The SBA issued a procedural notice on October 2, 2020 issuing guidance regarding the consent and other requirement associated with a change of control transaction where one of the parties is a PPP borrower.
The SBA defines a “change of control” as follows:
- 20% or more of the ownership interest of a PPP borrower is sold or transferred, including to an affiliate or existing owner of the entity;
- A PPP borrower sells or transfers 50% or more of its assets (measured by fair market value); or
- A PPP borrower merges with or into another entity.
Regardless of whether SBA consent is required, the PPP borrower will remain responsible for all obligations under the PPP loan, the loan application certifications, compliance with all PPP requirements.
The following transactions require PPP lender consent but NOT SBA consent to the following change of control transactions:
- Sale of 50% or less of the PPP borrower’s common stock or ownership interest.
- Sale of 50% or more of the PPP borrower’s common stock or ownership interest, if PPP borrower completes a forgiveness application and submits it to the PPP lender and an interest-bearing escrow account controlled by the PPP lender is established and is funded in an amount equal to the outstanding balance of the PPP loan.
- Sale of 50% or more of its assets, if the PPP borrower completes a forgiveness application and submits it to the PPP lender and an interest-bearing escrow account controlled by the PPP lender is established and is funded in an amount equal to the outstanding balance of the PPP loan.
Once forgiveness is determined, the escrow funds must be disbursed first to pay the PPP loan balance plus interest.
The PPP lender is required to notify the SBA Loan Servicing Center of the location and amount of funds being held in the escrow account within five (5) days of the closing of the transaction.

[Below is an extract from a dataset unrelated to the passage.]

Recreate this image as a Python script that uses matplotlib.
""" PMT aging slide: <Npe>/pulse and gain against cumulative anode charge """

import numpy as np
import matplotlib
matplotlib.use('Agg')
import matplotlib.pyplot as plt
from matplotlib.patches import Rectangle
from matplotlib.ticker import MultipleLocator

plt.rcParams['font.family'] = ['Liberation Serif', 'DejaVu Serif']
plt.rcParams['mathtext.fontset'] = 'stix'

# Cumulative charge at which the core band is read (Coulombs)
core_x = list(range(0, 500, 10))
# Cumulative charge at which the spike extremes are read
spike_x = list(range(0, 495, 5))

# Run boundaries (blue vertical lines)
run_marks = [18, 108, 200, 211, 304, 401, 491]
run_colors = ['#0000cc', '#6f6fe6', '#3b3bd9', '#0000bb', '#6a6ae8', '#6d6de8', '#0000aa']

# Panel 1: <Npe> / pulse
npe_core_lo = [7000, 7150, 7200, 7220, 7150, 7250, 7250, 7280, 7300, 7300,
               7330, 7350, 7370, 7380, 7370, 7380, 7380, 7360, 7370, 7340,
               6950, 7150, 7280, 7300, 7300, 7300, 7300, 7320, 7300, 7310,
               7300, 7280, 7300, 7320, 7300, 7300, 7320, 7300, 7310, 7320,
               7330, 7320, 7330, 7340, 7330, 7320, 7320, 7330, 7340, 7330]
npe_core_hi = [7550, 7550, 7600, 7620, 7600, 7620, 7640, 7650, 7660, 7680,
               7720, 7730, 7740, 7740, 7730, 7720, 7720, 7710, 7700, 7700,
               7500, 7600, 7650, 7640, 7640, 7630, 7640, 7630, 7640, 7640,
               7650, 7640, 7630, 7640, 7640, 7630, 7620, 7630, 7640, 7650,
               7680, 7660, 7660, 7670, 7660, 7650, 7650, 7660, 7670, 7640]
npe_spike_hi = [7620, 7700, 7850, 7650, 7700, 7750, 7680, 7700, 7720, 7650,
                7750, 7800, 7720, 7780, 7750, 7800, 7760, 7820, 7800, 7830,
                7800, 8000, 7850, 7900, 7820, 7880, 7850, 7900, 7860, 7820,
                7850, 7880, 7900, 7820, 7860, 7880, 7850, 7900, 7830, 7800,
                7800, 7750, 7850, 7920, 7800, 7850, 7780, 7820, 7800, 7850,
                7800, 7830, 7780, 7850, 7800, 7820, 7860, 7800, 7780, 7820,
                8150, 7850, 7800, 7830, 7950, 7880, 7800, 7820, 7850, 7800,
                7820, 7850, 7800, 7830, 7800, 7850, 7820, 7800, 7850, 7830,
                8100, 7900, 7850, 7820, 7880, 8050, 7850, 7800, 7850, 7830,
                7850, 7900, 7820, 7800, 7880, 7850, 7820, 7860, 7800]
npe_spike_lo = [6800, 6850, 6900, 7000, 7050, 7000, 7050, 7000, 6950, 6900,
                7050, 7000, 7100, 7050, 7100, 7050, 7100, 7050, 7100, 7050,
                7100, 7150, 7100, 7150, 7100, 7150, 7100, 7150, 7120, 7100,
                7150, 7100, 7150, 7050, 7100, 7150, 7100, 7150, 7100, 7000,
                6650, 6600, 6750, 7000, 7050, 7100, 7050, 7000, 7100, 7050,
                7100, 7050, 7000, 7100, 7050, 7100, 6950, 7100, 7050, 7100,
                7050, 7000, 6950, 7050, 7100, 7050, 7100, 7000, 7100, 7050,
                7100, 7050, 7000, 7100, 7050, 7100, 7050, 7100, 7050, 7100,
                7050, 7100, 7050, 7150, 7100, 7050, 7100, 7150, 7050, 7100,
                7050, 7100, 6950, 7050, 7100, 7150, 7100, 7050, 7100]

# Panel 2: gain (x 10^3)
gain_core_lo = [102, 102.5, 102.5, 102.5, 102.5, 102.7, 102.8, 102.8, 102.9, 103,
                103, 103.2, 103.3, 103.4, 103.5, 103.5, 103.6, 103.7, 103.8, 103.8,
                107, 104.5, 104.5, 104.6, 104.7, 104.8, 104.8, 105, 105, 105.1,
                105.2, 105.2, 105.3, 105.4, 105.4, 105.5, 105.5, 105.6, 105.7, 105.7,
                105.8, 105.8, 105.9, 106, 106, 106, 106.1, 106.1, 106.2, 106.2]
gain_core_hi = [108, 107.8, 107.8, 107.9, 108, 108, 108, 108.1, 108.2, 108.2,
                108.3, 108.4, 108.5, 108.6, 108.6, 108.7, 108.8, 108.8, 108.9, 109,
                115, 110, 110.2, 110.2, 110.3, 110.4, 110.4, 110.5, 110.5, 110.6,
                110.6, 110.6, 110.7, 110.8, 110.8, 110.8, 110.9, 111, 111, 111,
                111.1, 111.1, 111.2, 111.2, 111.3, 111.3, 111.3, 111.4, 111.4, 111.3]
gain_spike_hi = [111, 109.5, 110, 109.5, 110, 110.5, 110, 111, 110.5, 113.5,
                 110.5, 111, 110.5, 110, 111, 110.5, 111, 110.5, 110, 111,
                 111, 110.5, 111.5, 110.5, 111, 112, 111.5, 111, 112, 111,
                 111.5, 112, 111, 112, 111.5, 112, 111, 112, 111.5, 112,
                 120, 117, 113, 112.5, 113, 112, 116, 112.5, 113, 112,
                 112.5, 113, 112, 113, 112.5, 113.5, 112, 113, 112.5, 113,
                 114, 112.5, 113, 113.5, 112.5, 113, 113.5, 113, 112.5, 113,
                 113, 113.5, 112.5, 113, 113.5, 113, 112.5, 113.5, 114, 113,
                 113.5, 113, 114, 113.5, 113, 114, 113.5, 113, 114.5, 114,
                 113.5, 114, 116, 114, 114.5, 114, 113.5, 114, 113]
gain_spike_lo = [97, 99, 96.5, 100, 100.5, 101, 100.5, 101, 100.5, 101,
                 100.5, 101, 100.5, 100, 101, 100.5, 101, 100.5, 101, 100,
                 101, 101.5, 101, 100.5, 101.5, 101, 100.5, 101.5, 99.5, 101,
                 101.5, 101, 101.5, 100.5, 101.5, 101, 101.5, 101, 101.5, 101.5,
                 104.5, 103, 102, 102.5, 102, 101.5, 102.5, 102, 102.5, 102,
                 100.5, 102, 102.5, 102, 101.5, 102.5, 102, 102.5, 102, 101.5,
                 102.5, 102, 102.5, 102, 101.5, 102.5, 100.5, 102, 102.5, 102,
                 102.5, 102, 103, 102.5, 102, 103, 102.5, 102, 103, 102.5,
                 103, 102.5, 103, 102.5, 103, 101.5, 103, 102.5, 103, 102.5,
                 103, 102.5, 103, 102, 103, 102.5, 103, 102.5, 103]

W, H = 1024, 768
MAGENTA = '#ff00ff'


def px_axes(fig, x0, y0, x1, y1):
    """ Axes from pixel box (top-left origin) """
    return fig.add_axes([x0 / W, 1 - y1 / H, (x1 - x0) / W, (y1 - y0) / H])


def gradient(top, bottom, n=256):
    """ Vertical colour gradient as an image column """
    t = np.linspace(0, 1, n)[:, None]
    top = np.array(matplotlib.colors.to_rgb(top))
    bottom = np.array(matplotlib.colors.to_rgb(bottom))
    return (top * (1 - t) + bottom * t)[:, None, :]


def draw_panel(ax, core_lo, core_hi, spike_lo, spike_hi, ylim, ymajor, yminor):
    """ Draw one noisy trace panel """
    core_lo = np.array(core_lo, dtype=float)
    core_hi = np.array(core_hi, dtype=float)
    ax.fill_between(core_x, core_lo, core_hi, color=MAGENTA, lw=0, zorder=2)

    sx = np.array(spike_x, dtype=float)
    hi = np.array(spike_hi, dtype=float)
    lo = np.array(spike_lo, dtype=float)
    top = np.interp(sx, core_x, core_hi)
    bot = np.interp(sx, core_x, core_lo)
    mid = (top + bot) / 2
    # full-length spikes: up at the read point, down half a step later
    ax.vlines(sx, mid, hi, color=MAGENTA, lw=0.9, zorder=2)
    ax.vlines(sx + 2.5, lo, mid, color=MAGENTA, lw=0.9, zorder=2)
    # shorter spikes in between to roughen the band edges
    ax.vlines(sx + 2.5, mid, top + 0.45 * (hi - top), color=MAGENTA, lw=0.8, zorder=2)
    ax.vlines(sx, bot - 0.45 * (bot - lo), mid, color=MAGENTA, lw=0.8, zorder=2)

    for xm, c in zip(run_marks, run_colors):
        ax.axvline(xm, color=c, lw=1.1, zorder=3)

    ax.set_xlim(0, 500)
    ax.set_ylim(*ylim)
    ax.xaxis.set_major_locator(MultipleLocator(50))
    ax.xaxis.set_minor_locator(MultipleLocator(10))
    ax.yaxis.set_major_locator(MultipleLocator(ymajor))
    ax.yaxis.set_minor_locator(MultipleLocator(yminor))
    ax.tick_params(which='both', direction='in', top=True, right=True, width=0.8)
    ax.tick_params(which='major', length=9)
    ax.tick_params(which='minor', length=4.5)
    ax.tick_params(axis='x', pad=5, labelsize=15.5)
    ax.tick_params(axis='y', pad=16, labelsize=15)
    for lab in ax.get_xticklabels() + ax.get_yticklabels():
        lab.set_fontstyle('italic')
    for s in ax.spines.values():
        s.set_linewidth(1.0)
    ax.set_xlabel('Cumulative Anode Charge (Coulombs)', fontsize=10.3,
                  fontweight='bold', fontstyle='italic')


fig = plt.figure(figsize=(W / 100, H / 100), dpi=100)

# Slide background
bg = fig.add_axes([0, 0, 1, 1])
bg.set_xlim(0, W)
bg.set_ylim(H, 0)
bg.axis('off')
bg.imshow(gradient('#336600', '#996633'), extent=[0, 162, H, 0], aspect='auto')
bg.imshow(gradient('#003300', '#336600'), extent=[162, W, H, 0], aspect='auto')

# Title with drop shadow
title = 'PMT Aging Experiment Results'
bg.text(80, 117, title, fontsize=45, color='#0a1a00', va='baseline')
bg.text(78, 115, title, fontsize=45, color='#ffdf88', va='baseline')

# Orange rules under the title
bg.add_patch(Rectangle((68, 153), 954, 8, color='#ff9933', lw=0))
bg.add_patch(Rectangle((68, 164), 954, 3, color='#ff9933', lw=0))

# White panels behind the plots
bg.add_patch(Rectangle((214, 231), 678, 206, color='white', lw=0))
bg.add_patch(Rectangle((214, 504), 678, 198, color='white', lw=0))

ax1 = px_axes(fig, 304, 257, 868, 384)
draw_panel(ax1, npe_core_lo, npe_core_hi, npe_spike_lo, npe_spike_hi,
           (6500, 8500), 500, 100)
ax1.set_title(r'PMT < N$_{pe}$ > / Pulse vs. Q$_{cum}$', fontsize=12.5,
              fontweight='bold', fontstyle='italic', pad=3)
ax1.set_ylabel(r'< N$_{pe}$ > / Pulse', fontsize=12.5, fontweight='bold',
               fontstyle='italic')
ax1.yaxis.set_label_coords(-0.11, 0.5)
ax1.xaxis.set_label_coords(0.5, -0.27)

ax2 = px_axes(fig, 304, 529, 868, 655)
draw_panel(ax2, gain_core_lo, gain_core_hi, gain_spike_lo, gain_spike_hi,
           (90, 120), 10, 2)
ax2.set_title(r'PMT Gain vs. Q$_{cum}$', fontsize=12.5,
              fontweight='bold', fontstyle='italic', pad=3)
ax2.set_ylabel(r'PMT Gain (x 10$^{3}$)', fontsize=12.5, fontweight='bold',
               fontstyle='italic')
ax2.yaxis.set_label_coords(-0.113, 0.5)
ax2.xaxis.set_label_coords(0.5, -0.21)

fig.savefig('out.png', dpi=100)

All change of control transactions other than those not requiring consent of the SBA above, DO require SBA consent. The PPP lender bears the burden of submitting the request to the SBA. The required information and documents include (a) the reason the PPP borrower cannot satisfy the PPP note or escrow funds; the details of the transaction; the executed PPP note; the letter of intent of purchase agreement detailing the PPP borrower, seller (if different), and buyer; whether or not the buyer has an existing PPP loan; and a list of all owners of 20% or more of the purchasing entity.
The SBA will respond to a consent request within sixty (60) days.

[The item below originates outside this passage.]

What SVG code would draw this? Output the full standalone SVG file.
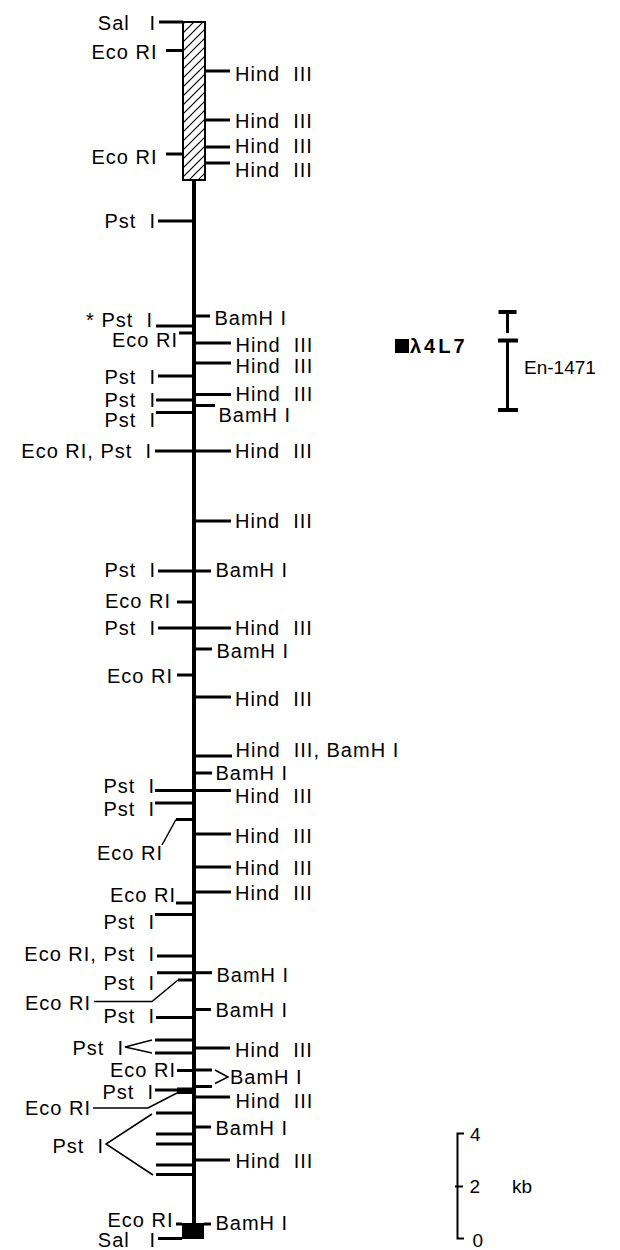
<svg xmlns="http://www.w3.org/2000/svg" width="620" height="1250" viewBox="0 0 620 1250">
<defs>
<pattern id="hatch" patternUnits="userSpaceOnUse" width="9" height="9">
<path d="M-1,1 L1,-1 M0,9 L9,0 M8,10 L10,8" stroke="#000" stroke-width="1.2"/>
</pattern>
<style>
.t{font-family:"Liberation Sans",Arial,sans-serif;font-size:20px;fill:#000;letter-spacing:1px;white-space:pre}
.e{text-anchor:end}
.k{stroke:#000;stroke-width:3;fill:none}
.l{stroke:#000;stroke-width:1.5;fill:none}
.m{stroke:#000;stroke-width:4;fill:none}
.s{stroke:#000;stroke-width:2;fill:none}
.n{font-family:"Liberation Sans",Arial,sans-serif;font-size:19px;fill:#000}
</style>
</defs>
<rect width="620" height="1250" fill="#fff"/>
<g id="connectors">
<path class="m" d="M194 180V1223"/>
<path class="l" d="M176 819.5L162 845"/>
<path class="l" d="M178 980L152 1001.5H94"/>
<path class="l" d="M152 1040L125 1047L152 1053"/>
<path class="l" d="M215 1070L228 1077L215 1083.5"/>
<path class="l" d="M177 1093L148 1108H93"/>
<path class="l" d="M152 1114L106 1144L153 1175"/>
</g>
<g id="insert-box"><rect x="183" y="22" width="22" height="158" fill="url(#hatch)" stroke="#000" stroke-width="2"/></g>
<g id="end-box"><rect x="182" y="1223" width="22" height="16" fill="#000"/></g>
<g id="sal-top"><path class="k" d="M159 22H183"/><text class="t e" x="156" y="30" xml:space="preserve">Sal   I</text></g>
<g id="eco-1"><path class="k" d="M166 50.5H183"/><text class="t e" x="157.5" y="59">Eco RI</text></g>
<g id="hind-1"><path class="k" d="M205 71H230"/><text class="t" x="235" y="81" xml:space="preserve">Hind  III</text></g>
<g id="hind-2"><path class="k" d="M205 120H230"/><text class="t" x="235" y="128" xml:space="preserve">Hind  III</text></g>
<g id="hind-3"><path class="k" d="M205 147H230"/><text class="t" x="235" y="153" xml:space="preserve">Hind  III</text></g>
<g id="hind-4"><path class="k" d="M205 163H230"/><text class="t" x="235" y="177" xml:space="preserve">Hind  III</text></g>
<g id="eco-2"><path class="k" d="M166 154H183"/><text class="t e" x="157.5" y="164">Eco RI</text></g>
<g id="pst-1"><path class="k" d="M158 221H194"/><text class="t e" x="156" y="228" xml:space="preserve">Pst  I</text></g>
<g id="bam-1"><path class="k" d="M194 316H210"/><text class="t" x="214.5" y="325">BamH I</text></g>
<g id="pst-2"><path class="k" d="M156 326H194"/><text class="t e" x="153" y="327" xml:space="preserve">* Pst  I</text></g>
<g id="eco-3"><path class="k" d="M179 333H194"/><text class="t e" x="178" y="346.5">Eco RI</text></g>
<g id="hind-5"><path class="k" d="M194 343H231"/><text class="t" x="235.5" y="352" xml:space="preserve">Hind  III</text></g>
<g id="hind-6"><path class="k" d="M194 363H231"/><text class="t" x="235.5" y="373" xml:space="preserve">Hind  III</text></g>
<g id="pst-3"><path class="k" d="M158 376H194"/><text class="t e" x="156" y="384" xml:space="preserve">Pst  I</text></g>
<g id="hind-7"><path class="k" d="M194 394.5H231"/><text class="t" x="235.5" y="401" xml:space="preserve">Hind  III</text></g>
<g id="pst-4"><path class="k" d="M156 400H194"/><text class="t e" x="156" y="407" xml:space="preserve">Pst  I</text></g>
<g id="bam-2"><path class="k" d="M194 405.5H215"/><text class="t" x="218.5" y="421.5">BamH I</text></g>
<g id="pst-5"><path class="k" d="M156 412.5H194"/><text class="t e" x="156" y="427" xml:space="preserve">Pst  I</text></g>
<g id="ecopst-1"><path class="k" d="M155 451H194"/><text class="t e" x="152" y="458" xml:space="preserve">Eco RI, Pst  I</text></g>
<g id="hind-8"><path class="k" d="M194 451H231"/><text class="t" x="235" y="458" xml:space="preserve">Hind  III</text></g>
<g id="hind-9"><path class="k" d="M194 521H231"/><text class="t" x="235" y="528" xml:space="preserve">Hind  III</text></g>
<g id="pst-6"><path class="k" d="M158 571H194"/><text class="t e" x="156" y="577" xml:space="preserve">Pst  I</text></g>
<g id="bam-3"><path class="k" d="M194 571H211"/><text class="t" x="215.5" y="577">BamH I</text></g>
<g id="eco-4"><path class="k" d="M177 602H194"/><text class="t e" x="171" y="608">Eco RI</text></g>
<g id="pst-7"><path class="k" d="M158 628H194"/><text class="t e" x="156" y="635" xml:space="preserve">Pst  I</text></g>
<g id="hind-10"><path class="k" d="M194 628H231"/><text class="t" x="235" y="635" xml:space="preserve">Hind  III</text></g>
<g id="bam-4"><path class="k" d="M194 649H212"/><text class="t" x="216.5" y="658">BamH I</text></g>
<g id="eco-5"><path class="k" d="M177 675H194"/><text class="t e" x="173" y="683">Eco RI</text></g>
<g id="hind-11"><path class="k" d="M194 697H231"/><text class="t" x="235" y="706" xml:space="preserve">Hind  III</text></g>
<g id="hindbam-1"><path class="k" d="M194 756H232"/><text class="t" x="235.5" y="757" xml:space="preserve">Hind  III, BamH I</text></g>
<g id="bam-5"><path class="k" d="M194 773H212"/><text class="t" x="215.5" y="780">BamH I</text></g>
<g id="pst-8"><path class="k" d="M155 790.5H194"/><text class="t e" x="155" y="793" xml:space="preserve">Pst  I</text></g>
<g id="hind-12"><path class="k" d="M194 790.5H231"/><text class="t" x="235" y="803" xml:space="preserve">Hind  III</text></g>
<g id="pst-9"><path class="k" d="M155 803H194"/><text class="t e" x="155" y="816" xml:space="preserve">Pst  I</text></g>
<g id="eco-6"><path class="k" d="M194 819.5H176"/><text class="t e" x="163" y="860">Eco RI</text></g>
<g id="hind-13"><path class="k" d="M194 834H231"/><text class="t" x="235" y="843" xml:space="preserve">Hind  III</text></g>
<g id="hind-14"><path class="k" d="M194 867H231"/><text class="t" x="235" y="875" xml:space="preserve">Hind  III</text></g>
<g id="hind-15"><path class="k" d="M194 892H231"/><text class="t" x="235" y="900" xml:space="preserve">Hind  III</text></g>
<g id="eco-7"><path class="k" d="M176 903H194"/><text class="t e" x="176" y="902">Eco RI</text></g>
<g id="pst-10"><path class="k" d="M155 914.5H194"/><text class="t e" x="155" y="929" xml:space="preserve">Pst  I</text></g>
<g id="ecopst-2"><path class="k" d="M157 956H194"/><text class="t e" x="155" y="961" xml:space="preserve">Eco RI, Pst  I</text></g>
<g id="pst-11"><path class="k" d="M157 972.7H194"/><text class="t e" x="155" y="990" xml:space="preserve">Pst  I</text></g>
<g id="bam-6"><path class="k" d="M194 972.7H212"/><text class="t" x="216.5" y="982">BamH I</text></g>
<g id="eco-8"><path class="k" d="M194 980H178"/><text class="t e" x="91" y="1010">Eco RI</text></g>
<g id="bam-7"><path class="k" d="M194 1009.5H211"/><text class="t" x="215.5" y="1017">BamH I</text></g>
<g id="pst-12"><path class="k" d="M156 1017.5H194"/><text class="t e" x="155" y="1023" xml:space="preserve">Pst  I</text></g>
<g id="pst-13"><path class="k" d="M155 1040H194M155 1053H194"/><text class="t e" x="124" y="1055" xml:space="preserve">Pst  I</text></g>
<g id="hind-16"><path class="k" d="M194 1048H230"/><text class="t" x="235" y="1057" xml:space="preserve">Hind  III</text></g>
<g id="eco-9"><path class="k" d="M177 1070.5H194"/><text class="t e" x="176" y="1077">Eco RI</text></g>
<g id="bam-8"><path class="k" d="M194 1070H212M194 1086.5H212"/><text class="t" x="230" y="1084">BamH I</text></g>
<g id="pst-14"><path class="k" d="M155 1090H194"/><rect x="177" y="1087.5" width="17" height="6.5" fill="#000"/><text class="t e" x="154" y="1099" xml:space="preserve">Pst  I</text></g>
<g id="eco-10"><text class="t e" x="91" y="1115">Eco RI</text></g>
<g id="hind-17"><path class="k" d="M194 1097H230"/><text class="t" x="235.5" y="1108" xml:space="preserve">Hind  III</text></g>
<g id="pst-15"><path class="k" d="M156 1113H194M156 1134H194M156 1144H194M156 1165H194M156 1174.5H194"/><text class="t e" x="104" y="1153" xml:space="preserve">Pst  I</text></g>
<g id="bam-9"><path class="k" d="M194 1127H211"/><text class="t" x="215.5" y="1135">BamH I</text></g>
<g id="hind-18"><path class="k" d="M194 1160H230"/><text class="t" x="235.5" y="1168" xml:space="preserve">Hind  III</text></g>
<g id="eco-11"><path class="k" d="M176 1224H182"/><text class="t e" x="173.5" y="1227">Eco RI</text></g>
<g id="bam-10"><path class="k" d="M204 1224H211"/><text class="t" x="215.5" y="1230">BamH I</text></g>
<g id="sal-bottom"><path class="k" d="M158 1238.5H182"/><text class="t e" x="156" y="1247" xml:space="preserve">Sal   I</text></g>
<g id="lambda"><rect x="395" y="339" width="14" height="14" fill="#000"/><text x="410" y="353" font-family="Liberation Sans, Arial, sans-serif" font-size="20" font-weight="bold" letter-spacing="3">λ4L7</text></g>
<g id="en1471"><path stroke="#000" stroke-width="4" fill="none" d="M498.5 312H516.5M498 340.5H518M498 410H518"/><path class="k" d="M507.5 312V333M507.5 340V410"/><text class="n" x="524" y="374" font-size="19.5">En-1471</text></g>
<g id="scale"><path class="s" d="M464 1133.5H457.5V1238.5H464M455 1186.5H463"/><text class="n" x="470" y="1141" font-size="16">4</text><text class="n" x="469.5" y="1193">2</text><text class="n" x="472.5" y="1247">0</text><text class="n" x="512" y="1193">kb</text></g>
</svg>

In addition, SBA approval of a sale of 50% or more of a PPP borrower’s assets will be conditioned on the purchasing entity assuming the PPP borrower’s obligations under the PPP loan, including compliance. Language in the purchase agreement or a separate assumption agreement must be provided to the SBA.
Regardless of the requirement or non-requirement for SBA consent of a stock/ownership sale or transfer, the PPP borrower will remain subject to all obligations under the PPP loan. In addition, if the purchasers use the funds for unauthorized purposes, the SBA will have recourse against the owners.
If the purchasers have a separate PPP loan then, the PPP borrower and the new owners must separate and delineate PPP funds and expenses and compile documentation demonstrating the separation and delineation.
Within five business days of completion of the transaction, the PPP lender must notify the SBA Loan Servicing Center of the identity of the new owners, the new owner(s) ownership percentage(s), the tax id number for any owner of 20% or more of the business, and the location and amount of funds in escrow.
 This requirements depends on the terms of the PPP borrower’s loan documents however it is likely that lender consent will be affirmatively required.